Radiation Plus Short-Term Hormone Therapy Improves Survival of Men with Early-Stage Prostate Cancer
In men with intermediate-risk, early stage prostate cancer, short-term treatment to lower male sex hormones given in combination with radiation therapy prolonged overall survival compared with radiation therapy alone, according to an NCI-supported clinical trial. The results of the study were published July 14 in the New England Journal of Medicine.The trial, which was conducted by the Radiation Therapy Oncology Group (RTOG) at 212 centers in the United States and Canada, enrolled nearly 2,000 patients with localized nonmetastatic prostate cancer and with serum prostate-specific antigen (PSA) levels of less than 20 ng/ml. Patients were randomly assigned to treatment with radiation therapy alone or radiation therapy plus short-term (4 months) androgen deprivation therapy (STADT) using drugs that drastically lowered their natural production of testosterone.
The researchers reported a statistically significant improvement in overall survival after 10 years for participants who received STADT plus radiation compared with those who received radiation therapy alone (62 percent versus 57 percent overall survival).

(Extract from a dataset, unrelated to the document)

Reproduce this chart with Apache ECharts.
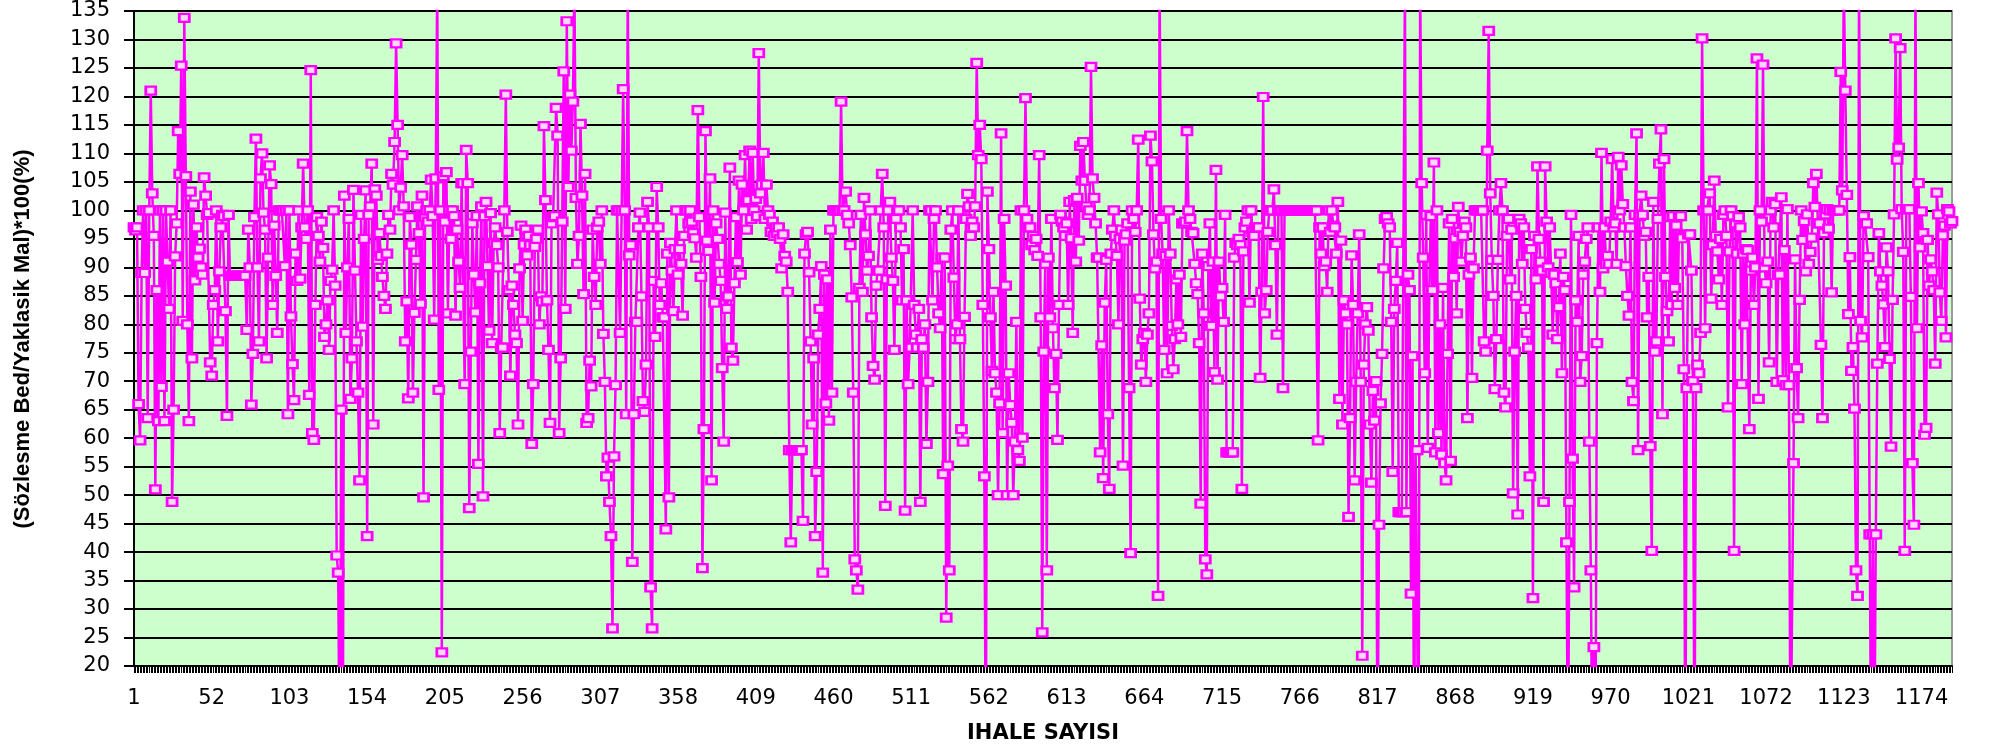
<!DOCTYPE html>
<html><head><meta charset="utf-8">
<script src="https://cdn.jsdelivr.net/npm/echarts@6/dist/echarts.min.js"></script>
<style>html,body{margin:0;padding:0;background:#fff}#c{width:2004px;height:749px}</style>
</head><body><div id="c"></div>
<script>
// values per stretch of the x axis (values below 20 / above 135 fall outside the plot)
const seg01 = [97,96.5,97,66,59.6,89,100,89,100,63.5, 100,121,103,95.5,51,86,63,100,69,100, 63,100,91,82.7,100,48.8,65,91.9,97.7,113.9, 106.4,125.4,80.6,133.8,106,80,63,103.3,74,101, 87.7,97,91.7,93.3,90,88.7,105.8,102.6,99.2,99.5, 73.3,71,83.4,86,100,77,89.3,97,99.2,99, 82.3,63.9,99.2,88.5,88.5,88.5,88.5,88.5,88.5,88.5, 88.5,88.5,88.5,88.5,79,96.6,90,65.9,74.8,98.8, 112.6,90,77,105.6,110,99.6,96.6,74,91.7,107.9, 104.6,83.4,97.3,88.5,78.5,100,100,100,100,90.2, 100,64.2,100,81.4,73,66.7,92.4,87.6];
const seg02 = [100,88,97,108.2,97,95,100,67.6,124.6,60.9, 59.7,83.4,98.8,95.5,91,98,93.4,77.8,80,84.2, 75.5,87.6,89.6,100,86.8,39.4,36.4,0,65,0, 102.6,78.5,90,98.5,66.9,74,103.6,89.4,77,68, 52.6,99.2,79.6,95,103.5,42.8,99.2,100.7,108.2,62.4, 103.7,102.6,91.3,96,92,88.3,85,82.7,92.4,99.2, 96.6,106.4,104.5,112,129.3,115,100,104,109.7,100.7, 77,84,67,98.8,94,68,82,91.3,100.7,96, 83.6,102.6,49.6,98.8,100,98,100,105.4,99,80.8, 105.6,140,68.5,100,22.4,106,98,106.7,81.9,100, 95,100,99,81.5,96.6,91,86.4,104.8];
const seg03 = [104.8,69.5,110.6,104.8,47.7,75.2,97.7,88.7,82.1,99, 55.5,87.2,100.7,49.8,99,101.5,90.2,78.9,99.5,76.7, 94.3,97,93.9,90,60.9,75.9,75.9,100,120.3,96.2, 86,71,86.8,83.4,78.2,76.7,62.4,89.8,97.3,80.6, 94,96.6,92.1,95.5,93.9,59,69.5,93.6,95,96.6, 80,84.9,84,114.8,101.8,84.2,75.5,62.7,97.7,98.8, 99,118,113.1,60.9,74,98,124.4,82.7,133.2,104.1, 120.3,110.5,119.1,140,102.2,90.6,95.5,115.2,102.6,85.3, 106.4,62.7,63.5,73.6,69.1,96.6,88.3,83.4,97,98, 90.6,100,78.3,69.9,53.3,56.6,48.8,42.8,26.6,56.8, 69.3,100,100,78.5,100,121.3,100,64.2];
const seg04 = [140,92.1,93.9,38.3,64.2,80.4,80.4,97,99.6,84.9, 66.5,64.6,72.9,101.5,97,33.8,26.6,87.6,77.8,104.1, 97,83.4,87.2,81.2,81.2,44,92.4,49.6,94.3,89.4, 82.3,93.2,100,88.7,93.2,90.6,81.5,95.5,100,100, 97.7,100,98,96,95.1,91.7,117.6,98.8,88.3,37.2, 61.6,113.9,94.7,92.9,105.6,52.6,100,83.8,97.7,95, 90.6,87.6,72.3,59.4,99.6,82.7,84.9,107.5,75.9,73.6, 87.2,98.8,90.9,105.2,88.7,104.5,100,109.7,96.6,101.8, 110.5,98.5,110.1,100,102,99,127.6,103,104.5,110.1, 98.5,104.5,100,99.2,96.2,98,95.5,97,96,97, 95,89.8,95.8,92,91,85.7,57.9,41.7];
const seg05 = [57.9,57.9,57.9,57.9,57.9,57.9,57.9,45.5,92.4,95.8, 96.2,89.1,77,62.4,74,42.8,54.1,78.2,82.7,90.2, 36.4,88.7,66.1,87.9,63.1,96.6,68,100,100,100, 100,100,119.1,100,100,103.3,99.2,97.7,93.9,84.7, 68,38.7,36.8,33.4,86.4,99.2,85.7,102.2,95.8,89.4, 92,100,81.2,72.7,70.3,86.8,89.4,89.4,100,106.4, 97,48.1,87.9,100,101.5,91.7,87.6,75.5,98.5,100, 100,97,84.2,93.2,47.3,84.2,69.5,75.9,75.9,100, 83.4,78.2,75.9,82.7,48.8,77.4,75.9,80,59,69.9, 100,100,84.2,98.5,100,90,81.9,79.3,91.7,53.7, 91.7,28.5,55.2,36.8,96.6,100,88.2,77.4];
const seg06 = [80,100,77.4,61.6,59.4,81.3,98.5,102.9,100.7,95.5, 98,97,100.7,125.9,109.7,115,109,83.4,53.3,0, 103.3,93.2,81.2,71.8,85.7,71.4,68,50,66.1,113.5, 60.9,98.5,86.8,50,71.4,65.8,62.7,50,59.4,80.4, 57.9,56,100,60.1,100,119.7,98.5,97,97,93.9, 95.5,93,95,92,109.7,81.2,25.9,75.2,90.6,36.8, 91.7,81.2,98.5,79.3,68.8,74.8,59.7,83.4,99.2,98, 97,95.5,97.7,83.4,101.5,95.1,78.5,101.8,91,102.2, 94.7,111.3,105.2,112,105.2,100.7,99.2,100,125.2,105.6, 102.2,97.7,91.7,91.7,57.5,76.3,53,83.8,91.3,64.2, 51.1,92.4,96.6,100,95.5,92,80,95];
const seg07 = [96.6,55.2,94.7,95.8,97.7,68.8,39.8,100,98.5,96.2, 100,112.4,84.5,72.9,77.4,78.5,69.9,78.2,81.9,113.1, 108.6,95.8,89.8,91,32.3,140,98.5,92.4,75.5,92, 71.4,100,92.4,79.7,72.1,77.4,87.9,80,88.7,77.8, 97.7,97.7,98,113.9,100,98.5,96.2,96,90.6,87.2, 85.3,76.7,48.5,92.4,81.9,38.7,36.1,90.2,97.7,79.7, 91,71.6,107.1,70.3,91,84.9,86.4,80.4,99.2,57.5, 57.5,57.5,57.5,57.5,91.7,94.3,93.9,95,93.9,51.1, 92.8,97,98,100,83.8,100,96.2,95.5,97,97, 97,70.6,85.7,119.9,81.9,86,96.2,100,100,100, 103.7,93.9,78.2,100,100,100,68.8,100];
const seg08 = [100,100,100,100,100,100,100,100,100,100, 100,100,100,100,100,100,100,100,100,100, 100,59.6,97,92.4,97,90.2,91,85.7,100,96.2, 100,97.3,97,92.4,101.5,66.9,94.7,62.4,84.2,81.9, 80,46.2,63.5,92.1,83.4,52.6,69.9,81.9,95.8,69.9, 21.8,72.9,80,83,78.9,62.4,52.2,68.3,63.1,70, 0,44.8,66.1,74.8,89.8,98.5,98.8,97.7,97,80.4, 54.1,82.7,87.6,94.3,47,47,47,47,140,47, 88.7,86,32.7,74.4,0,57.9,57.9,0,140,104.8, 91.7,71.4,99.2,58.3,86,99,86,108.4,57.5,100, 60.9,80,57.1,86.4,55.6,52.6,74.8,97.7];
const seg09 = [56,98.5,88.3,95.1,81.9,100.6,96.2,91,95.5,98, 97,63.5,88.7,91.7,70.6,89.8,100,100,100,100, 100,100,77,75.2,110.5,131.5,103,91.3,85,68.6, 77.4,91.3,100,104.8,100,68,65.4,95.5,98.5,87.9, 96.6,50.3,75.2,85,46.6,98.5,97.7,90.6,97,82.7, 78.5,75.9,53.3,93.2,31.9,95.5,87.9,107.7,95,91, 89.4,48.8,107.7,98,90,97,89,78.2,88.7,87.2, 77.4,83,92.4,71.4,88.3,86,41.7,0,48.8,99.2, 56.4,33.8,84.2,80.4,95.5,69.9,74.4,88.7,91,95, 97,59.4,36.8,0,23.3,0,76.7,97,85.7,110.1, 89.8,97,90.6,92,90.6,98,109,97];
const seg10 = [97.7,90.6,109.4,100,107.9,101.1,97,90.2,85,81.5, 97,69.9,66.5,99.2,113.5,57.9,99,102.6,99.2,95.5, 96.2,81.2,88.3,58.6,40.2,101.5,75.2,77,98.5,108.2, 114.2,64.2,109,88.3,82.3,77,98.8,83.4,99,86.4, 97.3,83.4,99,99,95.1,72.1,0,68.8,95.8,95.8, 89.4,70,0,68.8,72.9,71.4,78.5,130.2,100,79.3, 100,100,103,84.5,93.9,105.2,95.5,92.8,87.9,95, 83.4,99.2,100,95.5,65.4,92.8,100,99,40.2,97.7, 92.4,98.8,97,69.5,92.4,80,93.2,93,61.6,89.4, 91.7,83.4,90,126.7,66.9,100,98,125.6,90,87.2, 91,73.3,100,101.5,97,101.1,69.9,88.7];
const seg11 = [88.7,102.3,70.2,93,69.3,100.2,69.3,0,0,55.6, 91.4,72.3,63.5,84.3,100,94.8,98.1,89.3,99.3,90.6, 92.7,95.2,104.8,100.6,106.4,97.7,97.7,76.4,63.5,96, 99.3,100.2,96.8,100,85.6,100,100,100,100,100, 124.3,103.5,140,121,102.7,81.8,91.8,71.8,76,65.2, 36.8,32.3,140,80.6,77.7,99,97.7,97.7,91.8,43.1, 0,43.1,0,43.1,73.1,96,89.3,86.8,83.5,76, 93.5,89.3,73.9,58.5,84.3,99.3,130.2,108.9,111,128.5, 100.2,92.7,40.2,100.2,100.2,100.2,84.8,55.6,44.8,140, 79.3,104.8,93.5,99.8,96,60.6,61.8,94.8,86.8,91.4, 89.3,86,73.1,103.1,99.3,85.6,80.6,95.6,97.3,77.7, 100.2,99.8,97.7,98.1];

const values = [].concat(seg01, seg02, seg03, seg04, seg05, seg06, seg07, seg08, seg09, seg10, seg11);
const categories = values.map((_, i) => String(i + 1));
const yMin = 20, yMax = 135, yStep = 5;
const xLabelEvery = 51;
const yTitle = '(Sözlesme Bed/Yaklasik Mal)*100(%)';
const xTitle = 'IHALE SAYISI';

const chart = echarts.init(document.getElementById('c'), null, {renderer: 'canvas'});
chart.setOption({
  animation: false,
  backgroundColor: '#ffffff',
  grid: {left: 134, right: 52, top: 11, bottom: 83, show: true,
         backgroundColor: '#CCFFCC', borderColor: '#9a9a9a', borderWidth: 2},
  xAxis: {
    type: 'category', data: categories, boundaryGap: false,
    axisLine: {lineStyle: {color: '#000', width: 2}},
    axisTick: {show: true, interval: 0, length: 7, lineStyle: {color: '#000', width: 1}},
    axisLabel: {interval: xLabelEvery - 1, color: '#000', fontFamily: 'DejaVu Sans', fontSize: 21, margin: 22},
    splitLine: {show: false}
  },
  yAxis: {
    type: 'value', min: yMin, max: yMax, interval: yStep,
    axisLine: {show: true, lineStyle: {color: '#000', width: 2}},
    axisTick: {show: true, length: 10, lineStyle: {color: '#000', width: 2}},
    axisLabel: {color: '#000', fontFamily: 'DejaVu Sans', fontSize: 21, margin: 24},
    splitLine: {show: true, lineStyle: {color: '#000', width: 2}}
  },
  series: [{
    type: 'line', data: values, clip: true,
    symbol: 'rect', symbolSize: [10, 8], showAllSymbol: true,
    lineStyle: {color: '#FF00FF', width: 2.5},
    itemStyle: {color: '#FFD6FF', borderColor: '#FF00FF', borderWidth: 2.5}
  }],
  graphic: [
    {type: 'text', x: 23, y: 339, rotation: Math.PI / 2,
     style: {text: yTitle, font: 'bold 22px "Liberation Sans"', fill: '#000',
             textAlign: 'center', textVerticalAlign: 'middle'}},
    {type: 'text', x: 1043, y: 734,
     style: {text: xTitle, font: 'bold 21px "DejaVu Sans"', fill: '#000',
             textAlign: 'center', textVerticalAlign: 'middle'}}
  ]
});
</script>
</body></html>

Men who received radiation therapy plus STADT were also less likely than men who received radiation therapy alone to die of prostate cancer (4 percent versus 8 percent). Benefits of the combined treatment were limited mainly to patients with intermediate-risk disease and were not seen for men with low-risk prostate cancer, the researchers said. (Men with intermediate-risk disease have higher Gleason scores, PSA, and clinical stage values than men with low-risk disease.)
The study included nearly 400 black men, who have a higher prostate cancer risk than white men. Benefits from the addition of STADT were similar in white and black men for 10-year overall survival, prostate cancer-specific mortality, and biochemical failure (i.e., a rise in PSA levels after initially lowered levels due to androgen deprivation therapy).
“This study has important significance for clinical care,” said lead author Dr. Christopher U. Jones, of Radiological Associates of Sacramento, CA. “We now have strong scientific evidence about which patients with early-stage prostate cancer benefit from STADT” added to conventional radiation therapy. But the authors also note that new radiotherapy techniques now make it possible to use higher doses of radiation than were used in this study. A successor RTOG study will investigate the value of adding STADT in men with intermediate-risk disease treated with these new radiation methods.